March 2026 marks the 250th anniversary of The Wealth of Nations. In that foundational text for modern economics, Adam Smith described a decentralized economy of small producers. Over the next two and a half centuries, however, the emergence of large firms began to shatter this blueprint of “atomistic” capitalism. Once upon a time, this shift motivated many observers to discuss and debate the span of control of the visible hand and the “centralization of capitals” (Marx, 1867; Marshall, 1890; Hayek, 1945; Galbraith, 1967; Chandler, 1977; Lucas, 1978). This evolution also inspired influential research on corporate governance (Berle and Means, 1932), which used high production concentration to emphasize that the separation of ownership and control in large corporations is consequential for society.
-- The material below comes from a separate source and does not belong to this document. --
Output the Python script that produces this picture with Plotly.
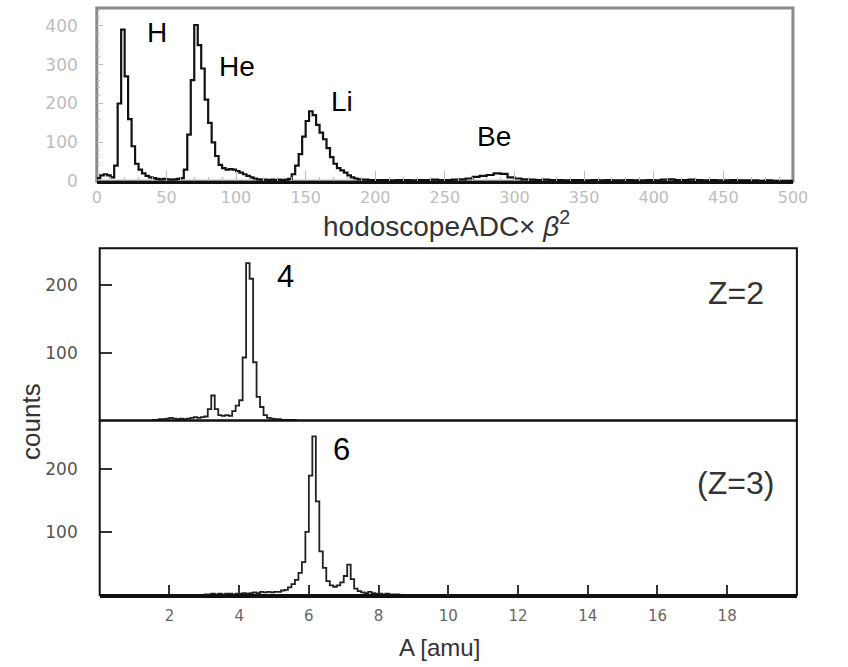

In the past few years, the rising dominance of large firms has returned to the forefront of economic and legal discourse. Recent discussions have had a particular focus on changes in the United States since around 1980, perhaps due to both greater data availability for this setting and our impression that this period has been rather eventful. An influential finding, based on the widely-used U.S. census dataset with comprehensive coverage over this period, shows that the largest firms account for an increasing share of output in many industries (Autor et al., 2020; Covarrubias, Gutiérrez, and Philippon, 2020). This rise of concentration is often viewed as an unusual development, and many studies have asked whether it results from shifts in technologies, trade, policies, or demographics.
In our new paper, “Business Concentration around the World: 1900–2020,” we assemble a new dataset to examine the rise of large firms through a wide lens, across both time and space. We uncover two sets of facts, which hold broadly over the past century among market-based advanced economies with available data. The foundation for these analyses is official statistics on the firm size distribution with long-run economy-wide coverage, which we have been able to find for ten countries across Asia, Europe, North America, and Oceania, in addition to the United States in our prior work (Kwon, Ma, and Zimmermann, 2024). We focus on market-based economies to study the “organic” evolution of the organization of production (in environments that approximate “Smithian” capitalism), which is not heavily influenced by government interventions. They are also the primary countries where we can find high quality long-run data.